Plotting code records:
────────

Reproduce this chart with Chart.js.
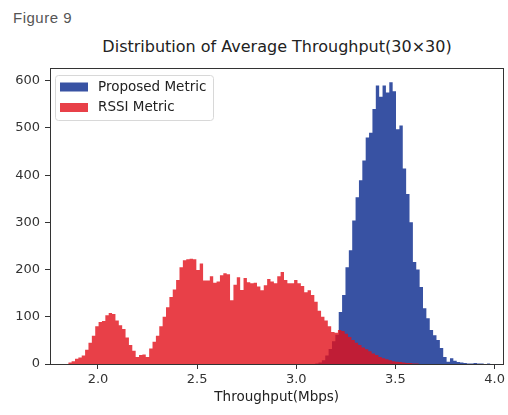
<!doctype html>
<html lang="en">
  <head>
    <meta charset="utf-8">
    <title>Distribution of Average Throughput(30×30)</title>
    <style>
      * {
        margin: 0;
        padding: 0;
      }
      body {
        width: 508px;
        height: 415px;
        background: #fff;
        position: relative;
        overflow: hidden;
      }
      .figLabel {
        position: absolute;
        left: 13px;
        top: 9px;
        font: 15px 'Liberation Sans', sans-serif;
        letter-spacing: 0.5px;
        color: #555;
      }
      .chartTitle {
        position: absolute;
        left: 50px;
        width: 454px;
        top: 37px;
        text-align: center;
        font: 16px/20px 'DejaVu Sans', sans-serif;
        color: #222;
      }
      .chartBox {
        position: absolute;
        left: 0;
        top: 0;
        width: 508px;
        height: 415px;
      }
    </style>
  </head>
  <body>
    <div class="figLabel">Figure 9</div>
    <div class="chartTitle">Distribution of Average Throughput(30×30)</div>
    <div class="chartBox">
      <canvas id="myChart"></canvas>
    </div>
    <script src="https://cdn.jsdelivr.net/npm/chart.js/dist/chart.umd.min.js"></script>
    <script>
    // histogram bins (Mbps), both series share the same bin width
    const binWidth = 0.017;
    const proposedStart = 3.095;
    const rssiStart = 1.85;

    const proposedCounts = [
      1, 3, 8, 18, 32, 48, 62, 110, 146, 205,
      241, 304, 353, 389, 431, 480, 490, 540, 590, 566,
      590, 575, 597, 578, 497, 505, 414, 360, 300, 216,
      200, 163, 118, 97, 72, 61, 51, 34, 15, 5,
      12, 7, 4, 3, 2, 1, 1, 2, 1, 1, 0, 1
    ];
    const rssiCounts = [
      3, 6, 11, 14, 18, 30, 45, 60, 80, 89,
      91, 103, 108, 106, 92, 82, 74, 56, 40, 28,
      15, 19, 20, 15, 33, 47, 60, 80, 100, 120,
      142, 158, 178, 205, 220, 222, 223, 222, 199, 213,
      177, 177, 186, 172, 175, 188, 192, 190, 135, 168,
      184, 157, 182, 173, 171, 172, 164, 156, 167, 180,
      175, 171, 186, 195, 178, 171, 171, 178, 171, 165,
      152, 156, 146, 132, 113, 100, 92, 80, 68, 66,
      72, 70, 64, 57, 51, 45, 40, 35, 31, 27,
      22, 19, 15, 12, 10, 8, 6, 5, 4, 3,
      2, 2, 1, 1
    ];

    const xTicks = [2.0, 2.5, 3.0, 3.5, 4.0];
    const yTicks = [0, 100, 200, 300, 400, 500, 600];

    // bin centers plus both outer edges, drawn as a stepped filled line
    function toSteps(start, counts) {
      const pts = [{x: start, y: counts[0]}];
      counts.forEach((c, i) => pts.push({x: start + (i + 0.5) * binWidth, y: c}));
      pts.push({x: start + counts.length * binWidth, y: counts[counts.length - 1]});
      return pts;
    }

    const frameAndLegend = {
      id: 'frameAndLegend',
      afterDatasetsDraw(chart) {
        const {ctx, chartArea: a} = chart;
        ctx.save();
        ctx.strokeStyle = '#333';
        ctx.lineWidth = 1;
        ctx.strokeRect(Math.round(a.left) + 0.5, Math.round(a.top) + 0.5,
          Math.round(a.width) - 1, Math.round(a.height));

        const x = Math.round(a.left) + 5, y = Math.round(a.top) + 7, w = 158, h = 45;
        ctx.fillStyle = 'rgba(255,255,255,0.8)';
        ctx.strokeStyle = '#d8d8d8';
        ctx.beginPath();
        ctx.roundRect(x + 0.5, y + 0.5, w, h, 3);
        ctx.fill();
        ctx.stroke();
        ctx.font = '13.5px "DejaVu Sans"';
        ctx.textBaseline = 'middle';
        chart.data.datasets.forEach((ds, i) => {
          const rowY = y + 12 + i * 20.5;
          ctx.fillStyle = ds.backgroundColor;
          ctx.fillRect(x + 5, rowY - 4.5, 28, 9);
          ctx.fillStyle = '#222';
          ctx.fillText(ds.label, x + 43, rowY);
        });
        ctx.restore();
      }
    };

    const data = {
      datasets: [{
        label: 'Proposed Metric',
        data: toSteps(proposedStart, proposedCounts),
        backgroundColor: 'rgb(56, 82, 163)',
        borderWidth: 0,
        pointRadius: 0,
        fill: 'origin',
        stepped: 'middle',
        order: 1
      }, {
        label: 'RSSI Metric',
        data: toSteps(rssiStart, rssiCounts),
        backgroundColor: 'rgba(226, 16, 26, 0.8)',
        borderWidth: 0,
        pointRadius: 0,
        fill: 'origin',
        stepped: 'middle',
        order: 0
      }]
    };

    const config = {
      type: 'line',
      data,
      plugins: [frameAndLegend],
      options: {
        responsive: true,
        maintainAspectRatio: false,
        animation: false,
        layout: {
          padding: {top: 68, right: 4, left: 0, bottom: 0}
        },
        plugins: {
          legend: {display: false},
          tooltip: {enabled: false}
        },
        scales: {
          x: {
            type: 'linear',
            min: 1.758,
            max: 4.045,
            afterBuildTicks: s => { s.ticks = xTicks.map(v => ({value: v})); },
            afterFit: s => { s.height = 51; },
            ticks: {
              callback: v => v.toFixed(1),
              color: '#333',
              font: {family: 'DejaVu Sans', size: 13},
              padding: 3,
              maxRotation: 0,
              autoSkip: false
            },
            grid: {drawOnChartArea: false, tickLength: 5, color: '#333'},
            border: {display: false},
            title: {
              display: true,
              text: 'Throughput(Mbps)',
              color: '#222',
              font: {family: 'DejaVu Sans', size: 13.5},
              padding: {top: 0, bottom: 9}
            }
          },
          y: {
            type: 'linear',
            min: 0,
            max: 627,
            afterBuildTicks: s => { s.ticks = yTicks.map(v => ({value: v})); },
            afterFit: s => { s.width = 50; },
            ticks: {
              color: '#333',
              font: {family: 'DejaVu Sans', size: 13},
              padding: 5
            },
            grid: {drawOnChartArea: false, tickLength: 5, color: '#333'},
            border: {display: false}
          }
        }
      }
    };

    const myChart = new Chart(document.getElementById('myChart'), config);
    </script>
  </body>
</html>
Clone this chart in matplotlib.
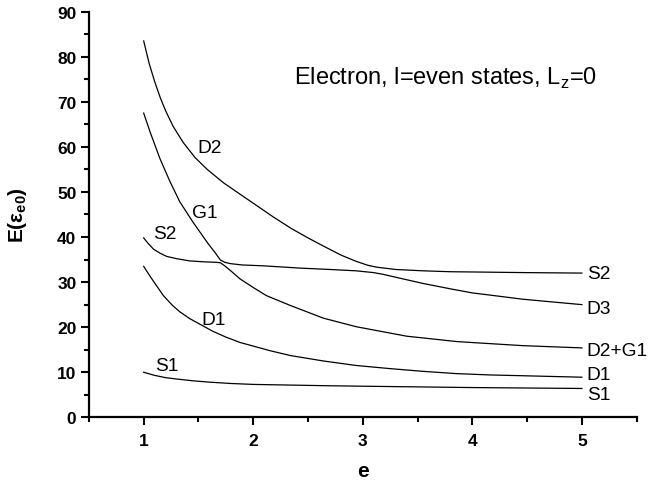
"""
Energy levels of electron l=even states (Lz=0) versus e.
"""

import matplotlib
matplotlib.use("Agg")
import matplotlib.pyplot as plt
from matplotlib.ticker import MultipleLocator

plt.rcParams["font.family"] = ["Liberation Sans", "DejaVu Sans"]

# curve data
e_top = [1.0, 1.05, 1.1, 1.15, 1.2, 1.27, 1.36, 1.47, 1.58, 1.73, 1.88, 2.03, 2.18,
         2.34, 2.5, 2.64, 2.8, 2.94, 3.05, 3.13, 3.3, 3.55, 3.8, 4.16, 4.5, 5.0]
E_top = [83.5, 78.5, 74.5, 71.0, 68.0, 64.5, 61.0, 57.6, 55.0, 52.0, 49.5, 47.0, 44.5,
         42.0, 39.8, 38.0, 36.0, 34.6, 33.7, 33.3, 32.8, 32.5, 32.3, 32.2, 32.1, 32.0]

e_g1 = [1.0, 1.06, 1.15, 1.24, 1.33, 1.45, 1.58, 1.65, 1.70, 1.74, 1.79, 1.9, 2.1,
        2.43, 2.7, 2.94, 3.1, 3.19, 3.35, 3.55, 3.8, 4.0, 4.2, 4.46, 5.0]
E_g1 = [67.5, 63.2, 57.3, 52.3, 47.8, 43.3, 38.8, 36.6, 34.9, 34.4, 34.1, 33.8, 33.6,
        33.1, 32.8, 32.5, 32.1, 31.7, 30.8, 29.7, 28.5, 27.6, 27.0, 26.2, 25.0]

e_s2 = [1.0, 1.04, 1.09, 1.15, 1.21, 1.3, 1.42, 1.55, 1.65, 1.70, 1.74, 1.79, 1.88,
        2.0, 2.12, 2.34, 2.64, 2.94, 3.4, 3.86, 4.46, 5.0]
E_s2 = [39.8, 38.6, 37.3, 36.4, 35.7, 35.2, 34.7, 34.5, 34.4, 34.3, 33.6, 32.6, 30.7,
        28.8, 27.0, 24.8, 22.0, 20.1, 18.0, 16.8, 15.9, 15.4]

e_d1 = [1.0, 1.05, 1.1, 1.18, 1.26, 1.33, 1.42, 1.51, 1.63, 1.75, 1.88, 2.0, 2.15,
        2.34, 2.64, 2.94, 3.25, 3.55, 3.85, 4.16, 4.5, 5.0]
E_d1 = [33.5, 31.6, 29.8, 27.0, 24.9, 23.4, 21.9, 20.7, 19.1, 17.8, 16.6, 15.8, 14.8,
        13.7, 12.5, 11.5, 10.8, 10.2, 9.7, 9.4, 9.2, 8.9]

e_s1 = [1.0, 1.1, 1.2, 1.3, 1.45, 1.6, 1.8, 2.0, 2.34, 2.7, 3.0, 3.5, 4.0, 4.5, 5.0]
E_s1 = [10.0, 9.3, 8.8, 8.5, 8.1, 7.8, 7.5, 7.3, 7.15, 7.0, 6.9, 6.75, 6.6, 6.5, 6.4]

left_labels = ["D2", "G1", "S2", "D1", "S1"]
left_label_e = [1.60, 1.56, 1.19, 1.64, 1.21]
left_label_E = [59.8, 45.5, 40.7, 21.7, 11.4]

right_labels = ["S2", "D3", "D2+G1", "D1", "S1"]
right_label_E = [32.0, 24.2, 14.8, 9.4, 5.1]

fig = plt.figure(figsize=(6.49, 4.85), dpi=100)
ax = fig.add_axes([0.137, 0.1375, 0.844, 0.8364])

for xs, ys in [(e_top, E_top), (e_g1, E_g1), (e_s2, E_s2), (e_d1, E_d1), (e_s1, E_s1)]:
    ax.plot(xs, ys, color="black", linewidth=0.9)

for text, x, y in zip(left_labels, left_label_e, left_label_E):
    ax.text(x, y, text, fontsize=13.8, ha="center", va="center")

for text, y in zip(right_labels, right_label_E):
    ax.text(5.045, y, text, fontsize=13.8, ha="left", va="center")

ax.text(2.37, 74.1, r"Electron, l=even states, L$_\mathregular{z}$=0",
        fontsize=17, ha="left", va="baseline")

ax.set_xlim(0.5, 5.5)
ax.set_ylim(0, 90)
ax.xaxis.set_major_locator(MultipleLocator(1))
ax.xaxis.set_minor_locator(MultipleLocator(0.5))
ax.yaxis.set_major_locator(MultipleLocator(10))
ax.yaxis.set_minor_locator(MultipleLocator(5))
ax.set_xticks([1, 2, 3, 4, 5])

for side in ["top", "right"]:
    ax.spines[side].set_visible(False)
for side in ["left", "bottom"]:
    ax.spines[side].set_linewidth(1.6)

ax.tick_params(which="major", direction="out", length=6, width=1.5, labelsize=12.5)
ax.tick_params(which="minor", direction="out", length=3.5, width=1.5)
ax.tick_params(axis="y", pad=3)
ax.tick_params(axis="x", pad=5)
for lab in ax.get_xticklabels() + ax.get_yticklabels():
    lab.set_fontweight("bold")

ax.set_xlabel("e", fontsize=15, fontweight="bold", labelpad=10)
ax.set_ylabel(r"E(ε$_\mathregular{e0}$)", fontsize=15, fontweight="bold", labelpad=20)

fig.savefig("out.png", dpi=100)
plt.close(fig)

────────

§ YOUR INSTRUCTIONS:
Omit all pictures and repeat exactly the lines from the one containing "Clone this chart in matplotlib." through the one containing "32.2, 32.1, 32.0]", ends included, with nothing added.

§ FINAL ANSWER:
Clone this chart in matplotlib.
"""
Energy levels of electron l=even states (Lz=0) versus e.
"""

import matplotlib
matplotlib.use("Agg")
import matplotlib.pyplot as plt
from matplotlib.ticker import MultipleLocator

plt.rcParams["font.family"] = ["Liberation Sans", "DejaVu Sans"]

# curve data
e_top = [1.0, 1.05, 1.1, 1.15, 1.2, 1.27, 1.36, 1.47, 1.58, 1.73, 1.88, 2.03, 2.18,
         2.34, 2.5, 2.64, 2.8, 2.94, 3.05, 3.13, 3.3, 3.55, 3.8, 4.16, 4.5, 5.0]
E_top = [83.5, 78.5, 74.5, 71.0, 68.0, 64.5, 61.0, 57.6, 55.0, 52.0, 49.5, 47.0, 44.5,
         42.0, 39.8, 38.0, 36.0, 34.6, 33.7, 33.3, 32.8, 32.5, 32.3, 32.2, 32.1, 32.0]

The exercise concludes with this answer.